Experts have decided that the ban on all children’s heart surgery at a troubled trust is to stay in place until further improvements are seen.
An independent panel set up following the deaths of four babies after cardiac surgery at the Oxford Radcliffe Hospital has published its review.
The Review of paediatric cardiac services at the Oxford Radcliffe Hospitals NHS Trust, contains a number of recommendations for improvement, which have all been agreed by the board of South Central Strategic Health Authority (SHA).
The SHA commissioned the independent review after the Oxford Radcliffe Hospitals NHS Trust suspended its paediatric cardiac surgery service in February this year following the deaths of four babies in a 10-week period.
The SHA board has approved the panel’s recommendation that paediatric cardiac surgery at the hospital should remain suspended.
The panel reviewed the clinical notes for babies operated on from January 2009 to February 2010 and identified eight deaths within 30 days of surgery from cardiac causes.
They found that, after a new surgeon took up post, there were more deaths than would be expected from national mortality rates for the procedures undertaken, and that this was unlikely to have occurred through chance alone.
However, they found no errors of judgment that directly led to any of the deaths. All the cases were complex and surgery was high risk. But the panel concluded that several cases might have had a better outcome with different surgical management.

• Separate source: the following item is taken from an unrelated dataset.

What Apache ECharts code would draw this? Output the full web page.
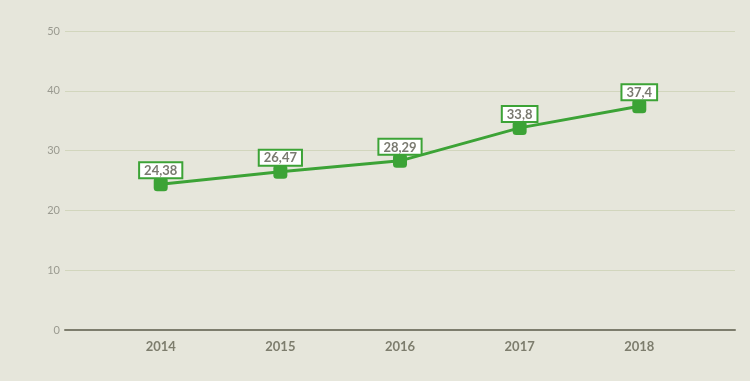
<!DOCTYPE html>
<html><head><meta charset="utf-8">
<script src="https://cdn.jsdelivr.net/npm/echarts@6/dist/echarts.min.js"></script>
<style>html,body{margin:0;padding:0;background:#e6e6db}#c{width:750px;height:381px}</style>
</head><body><div id="c"></div>
<script>
const years = [2014, 2015, 2016, 2017, 2018];
const values = [24.38, 26.47, 28.29, 33.8, 37.4];
const labels = ['24,38', '26,47', '28,29', '33,8', '37,4'];
const yTicks = [0, 10, 20, 30, 40, 50];

const chart = echarts.init(document.getElementById('c'));
chart.setOption({
  backgroundColor: '#e6e6db',
  animation: false,
  grid: { left: 65, right: 15, top: 31, bottom: 51 },
  xAxis: {
    type: 'value', min: 2013.2, max: 2018.8,
    splitLine: { show: false },
    axisLine: { show: true, lineStyle: { color: '#7d7d6d', width: 2 } },
    axisTick: { show: false },
    axisLabel: { customValues: years, color: '#7d7d6d', fontSize: 13, fontWeight: 'bold', fontFamily: 'Lato', margin: 10,
      formatter: v => String(v) }
  },
  yAxis: {
    type: 'value', min: 0, max: 50, interval: 10,
    axisLine: { show: false }, axisTick: { show: false },
    splitLine: { lineStyle: { color: '#d2d6bd', width: 1 } },
    axisLabel: { customValues: yTicks, color: '#9a9a90', fontSize: 11, fontFamily: 'Lato', margin: 5 }
  },
  series: [{
    type: 'line',
    data: years.map((y, i) => [y, values[i]]),
    symbol: 'roundRect', symbolSize: 14,
    itemStyle: { color: '#3ca336' },
    lineStyle: { color: '#3ca336', width: 3 },
    label: {
      show: true, position: 'top', distance: 0,
      formatter: p => labels[p.dataIndex],
      color: '#7a7a70', fontSize: 13, fontWeight: 'bold', fontFamily: 'Lato',
      backgroundColor: '#ffffff', borderColor: '#3ca336', borderWidth: 2,
      padding: [1, 4, 0, 4]
    }
  }]
});
</script></body></html>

Oxford Radcliffe had been keen to expand its paediatric cardiac surgery service, said the review, but gave insufficient consideration to the risks associated with introducing a second surgeon with different techniques and requirements to the surgeon already in post.
Panel chairman Dr Bill Kirkup said: “I am deeply sorry that this review has been necessary because I fully appreciate that it will have caused distress to some families. However, I very much hope that, as a result of the panel’s work, the risks for children undergoing heart surgery will be reduced.
“We recognise that there have already been significant changes in the arrangements for clinical governance at the Oxford Radcliffe, which we very much welcome.
“However, the panel has formed a clear view that without a critical mass of surgeons, or sufficient workload to maintain expertise, the arrangements for this service at the Oxford Radcliffe are too fragile for safe care to be assured in future without significant change.”
The report makes several recommendations for improvements including:
- more effective operational planning
- new clinical governance arrangements
- an overhaul of the system for dealing with serious untoward incidents
- more effective clinical and managerial leadership
- the wider adoption of techniques to identify adverse trends in surgical outcome earlier.